--- start of DATA SECTION ---

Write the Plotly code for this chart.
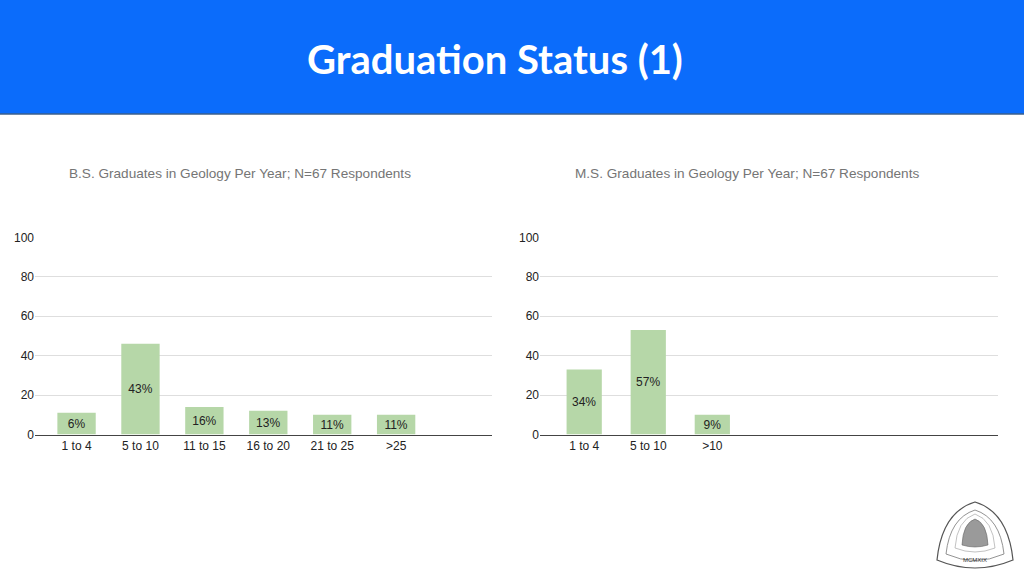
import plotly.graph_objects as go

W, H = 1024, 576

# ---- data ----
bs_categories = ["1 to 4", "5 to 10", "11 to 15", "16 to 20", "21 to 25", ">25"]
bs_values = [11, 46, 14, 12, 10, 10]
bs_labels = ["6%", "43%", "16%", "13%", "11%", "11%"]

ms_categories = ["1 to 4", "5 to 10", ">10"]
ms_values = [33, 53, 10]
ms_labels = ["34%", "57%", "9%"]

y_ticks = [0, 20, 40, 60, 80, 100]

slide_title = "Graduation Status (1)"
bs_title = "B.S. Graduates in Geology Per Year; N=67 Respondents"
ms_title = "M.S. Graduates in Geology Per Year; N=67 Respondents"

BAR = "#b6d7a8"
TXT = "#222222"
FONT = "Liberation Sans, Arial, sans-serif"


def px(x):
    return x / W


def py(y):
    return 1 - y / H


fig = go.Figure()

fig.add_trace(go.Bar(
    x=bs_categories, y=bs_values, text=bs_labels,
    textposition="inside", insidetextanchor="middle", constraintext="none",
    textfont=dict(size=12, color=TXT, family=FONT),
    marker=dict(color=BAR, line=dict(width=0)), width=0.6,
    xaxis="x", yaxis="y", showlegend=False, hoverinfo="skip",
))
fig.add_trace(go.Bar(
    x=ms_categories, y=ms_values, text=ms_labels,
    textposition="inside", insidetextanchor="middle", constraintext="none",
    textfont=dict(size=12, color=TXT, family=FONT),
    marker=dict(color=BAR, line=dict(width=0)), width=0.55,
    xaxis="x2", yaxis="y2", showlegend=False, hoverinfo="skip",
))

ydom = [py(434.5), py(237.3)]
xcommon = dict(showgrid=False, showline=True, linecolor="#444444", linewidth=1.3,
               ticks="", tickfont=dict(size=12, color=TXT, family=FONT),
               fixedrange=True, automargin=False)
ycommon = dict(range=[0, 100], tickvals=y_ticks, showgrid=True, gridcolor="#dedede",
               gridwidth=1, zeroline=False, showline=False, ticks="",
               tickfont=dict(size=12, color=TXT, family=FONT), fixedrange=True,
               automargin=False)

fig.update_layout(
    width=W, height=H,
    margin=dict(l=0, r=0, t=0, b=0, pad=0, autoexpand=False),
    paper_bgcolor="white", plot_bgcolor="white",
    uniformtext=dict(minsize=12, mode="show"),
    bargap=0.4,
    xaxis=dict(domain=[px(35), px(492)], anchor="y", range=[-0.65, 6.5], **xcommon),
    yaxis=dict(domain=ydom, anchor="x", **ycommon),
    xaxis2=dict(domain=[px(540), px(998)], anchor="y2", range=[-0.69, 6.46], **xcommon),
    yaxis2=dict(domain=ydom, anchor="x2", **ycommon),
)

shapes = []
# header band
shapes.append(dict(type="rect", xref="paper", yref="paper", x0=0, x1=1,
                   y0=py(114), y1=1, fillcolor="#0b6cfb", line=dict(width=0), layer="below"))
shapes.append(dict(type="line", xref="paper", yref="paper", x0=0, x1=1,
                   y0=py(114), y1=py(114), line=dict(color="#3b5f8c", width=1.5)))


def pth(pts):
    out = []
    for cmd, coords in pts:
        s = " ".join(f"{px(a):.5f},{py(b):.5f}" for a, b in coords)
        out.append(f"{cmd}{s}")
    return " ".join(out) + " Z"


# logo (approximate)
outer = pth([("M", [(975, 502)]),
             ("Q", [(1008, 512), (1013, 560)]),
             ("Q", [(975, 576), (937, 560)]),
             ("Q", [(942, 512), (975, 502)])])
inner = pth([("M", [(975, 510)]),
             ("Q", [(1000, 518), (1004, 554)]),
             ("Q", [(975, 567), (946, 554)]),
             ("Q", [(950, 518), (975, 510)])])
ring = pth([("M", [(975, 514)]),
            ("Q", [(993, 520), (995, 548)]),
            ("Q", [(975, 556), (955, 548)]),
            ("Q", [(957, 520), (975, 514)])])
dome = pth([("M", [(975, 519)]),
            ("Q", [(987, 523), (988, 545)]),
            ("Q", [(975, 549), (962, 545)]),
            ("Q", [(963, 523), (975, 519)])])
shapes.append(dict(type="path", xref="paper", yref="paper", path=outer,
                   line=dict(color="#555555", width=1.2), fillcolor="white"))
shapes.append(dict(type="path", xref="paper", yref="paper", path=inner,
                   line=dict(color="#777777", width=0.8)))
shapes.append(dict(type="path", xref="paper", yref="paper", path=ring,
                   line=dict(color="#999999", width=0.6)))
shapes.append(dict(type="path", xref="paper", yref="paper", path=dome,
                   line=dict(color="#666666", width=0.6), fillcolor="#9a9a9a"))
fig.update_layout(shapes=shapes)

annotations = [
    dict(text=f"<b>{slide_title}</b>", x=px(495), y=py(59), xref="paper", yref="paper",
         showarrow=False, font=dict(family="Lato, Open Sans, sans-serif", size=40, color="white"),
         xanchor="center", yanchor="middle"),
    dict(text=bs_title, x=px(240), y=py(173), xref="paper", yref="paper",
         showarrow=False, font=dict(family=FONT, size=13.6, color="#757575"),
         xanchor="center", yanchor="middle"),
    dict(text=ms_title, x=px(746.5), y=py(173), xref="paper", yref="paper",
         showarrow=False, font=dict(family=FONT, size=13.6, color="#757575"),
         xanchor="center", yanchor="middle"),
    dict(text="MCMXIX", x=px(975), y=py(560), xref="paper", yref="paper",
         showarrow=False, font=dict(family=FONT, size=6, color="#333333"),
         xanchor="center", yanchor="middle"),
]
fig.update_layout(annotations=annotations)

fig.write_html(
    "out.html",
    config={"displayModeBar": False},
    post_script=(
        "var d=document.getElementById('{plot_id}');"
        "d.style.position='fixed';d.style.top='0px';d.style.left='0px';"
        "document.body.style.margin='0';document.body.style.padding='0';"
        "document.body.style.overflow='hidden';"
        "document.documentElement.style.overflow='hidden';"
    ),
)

--- end of DATA SECTION ---

> **REQUIRED WORK**:
Leave out the pictures and restate everything else word for word.

> **IN RESPONSE**:
Write the Plotly code for this chart.
import plotly.graph_objects as go

W, H = 1024, 576

# ---- data ----
bs_categories = ["1 to 4", "5 to 10", "11 to 15", "16 to 20", "21 to 25", ">25"]
bs_values = [11, 46, 14, 12, 10, 10]
bs_labels = ["6%", "43%", "16%", "13%", "11%", "11%"]

ms_categories = ["1 to 4", "5 to 10", ">10"]
ms_values = [33, 53, 10]
ms_labels = ["34%", "57%", "9%"]

y_ticks = [0, 20, 40, 60, 80, 100]

slide_title = "Graduation Status (1)"
bs_title = "B.S. Graduates in Geology Per Year; N=67 Respondents"
ms_title = "M.S. Graduates in Geology Per Year; N=67 Respondents"

BAR = "#b6d7a8"
TXT = "#222222"
FONT = "Liberation Sans, Arial, sans-serif"


def px(x):
    return x / W


def py(y):
    return 1 - y / H


fig = go.Figure()

fig.add_trace(go.Bar(
    x=bs_categories, y=bs_values, text=bs_labels,
    textposition="inside", insidetextanchor="middle", constraintext="none",
    textfont=dict(size=12, color=TXT, family=FONT),
    marker=dict(color=BAR, line=dict(width=0)), width=0.6,
    xaxis="x", yaxis="y", showlegend=False, hoverinfo="skip",
))
fig.add_trace(go.Bar(
    x=ms_categories, y=ms_values, text=ms_labels,
    textposition="inside", insidetextanchor="middle", constraintext="none",
    textfont=dict(size=12, color=TXT, family=FONT),
    marker=dict(color=BAR, line=dict(width=0)), width=0.55,
    xaxis="x2", yaxis="y2", showlegend=False, hoverinfo="skip",
))

ydom = [py(434.5), py(237.3)]
xcommon = dict(showgrid=False, showline=True, linecolor="#444444", linewidth=1.3,
               ticks="", tickfont=dict(size=12, color=TXT, family=FONT),
               fixedrange=True, automargin=False)
ycommon = dict(range=[0, 100], tickvals=y_ticks, showgrid=True, gridcolor="#dedede",
               gridwidth=1, zeroline=False, showline=False, ticks="",
               tickfont=dict(size=12, color=TXT, family=FONT), fixedrange=True,
               automargin=False)

fig.update_layout(
    width=W, height=H,
    margin=dict(l=0, r=0, t=0, b=0, pad=0, autoexpand=False),
    paper_bgcolor="white", plot_bgcolor="white",
    uniformtext=dict(minsize=12, mode="show"),
    bargap=0.4,
    xaxis=dict(domain=[px(35), px(492)], anchor="y", range=[-0.65, 6.5], **xcommon),
    yaxis=dict(domain=ydom, anchor="x", **ycommon),
    xaxis2=dict(domain=[px(540), px(998)], anchor="y2", range=[-0.69, 6.46], **xcommon),
    yaxis2=dict(domain=ydom, anchor="x2", **ycommon),
)

shapes = []
# header band
shapes.append(dict(type="rect", xref="paper", yref="paper", x0=0, x1=1,
                   y0=py(114), y1=1, fillcolor="#0b6cfb", line=dict(width=0), layer="below"))
shapes.append(dict(type="line", xref="paper", yref="paper", x0=0, x1=1,
                   y0=py(114), y1=py(114), line=dict(color="#3b5f8c", width=1.5)))


def pth(pts):
    out = []
    for cmd, coords in pts:
        s = " ".join(f"{px(a):.5f},{py(b):.5f}" for a, b in coords)
        out.append(f"{cmd}{s}")
    return " ".join(out) + " Z"


# logo (approximate)
outer = pth([("M", [(975, 502)]),
             ("Q", [(1008, 512), (1013, 560)]),
             ("Q", [(975, 576), (937, 560)]),
             ("Q", [(942, 512), (975, 502)])])
inner = pth([("M", [(975, 510)]),
             ("Q", [(1000, 518), (1004, 554)]),
             ("Q", [(975, 567), (946, 554)]),
             ("Q", [(950, 518), (975, 510)])])
ring = pth([("M", [(975, 514)]),
            ("Q", [(993, 520), (995, 548)]),
            ("Q", [(975, 556), (955, 548)]),
            ("Q", [(957, 520), (975, 514)])])
dome = pth([("M", [(975, 519)]),
            ("Q", [(987, 523), (988, 545)]),
            ("Q", [(975, 549), (962, 545)]),
            ("Q", [(963, 523), (975, 519)])])
shapes.append(dict(type="path", xref="paper", yref="paper", path=outer,
                   line=dict(color="#555555", width=1.2), fillcolor="white"))
shapes.append(dict(type="path", xref="paper", yref="paper", path=inner,
                   line=dict(color="#777777", width=0.8)))
shapes.append(dict(type="path", xref="paper", yref="paper", path=ring,
                   line=dict(color="#999999", width=0.6)))
shapes.append(dict(type="path", xref="paper", yref="paper", path=dome,
                   line=dict(color="#666666", width=0.6), fillcolor="#9a9a9a"))
fig.update_layout(shapes=shapes)

annotations = [
    dict(text=f"<b>{slide_title}</b>", x=px(495), y=py(59), xref="paper", yref="paper",
         showarrow=False, font=dict(family="Lato, Open Sans, sans-serif", size=40, color="white"),
         xanchor="center", yanchor="middle"),
    dict(text=bs_title, x=px(240), y=py(173), xref="paper", yref="paper",
         showarrow=False, font=dict(family=FONT, size=13.6, color="#757575"),
         xanchor="center", yanchor="middle"),
    dict(text=ms_title, x=px(746.5), y=py(173), xref="paper", yref="paper",
         showarrow=False, font=dict(family=FONT, size=13.6, color="#757575"),
         xanchor="center", yanchor="middle"),
    dict(text="MCMXIX", x=px(975), y=py(560), xref="paper", yref="paper",
         showarrow=False, font=dict(family=FONT, size=6, color="#333333"),
         xanchor="center", yanchor="middle"),
]
fig.update_layout(annotations=annotations)

fig.write_html(
    "out.html",
    config={"displayModeBar": False},
    post_script=(
        "var d=document.getElementById('{plot_id}');"
        "d.style.position='fixed';d.style.top='0px';d.style.left='0px';"
        "document.body.style.margin='0';document.body.style.padding='0';"
        "document.body.style.overflow='hidden';"
        "document.documentElement.style.overflow='hidden';"
    ),
)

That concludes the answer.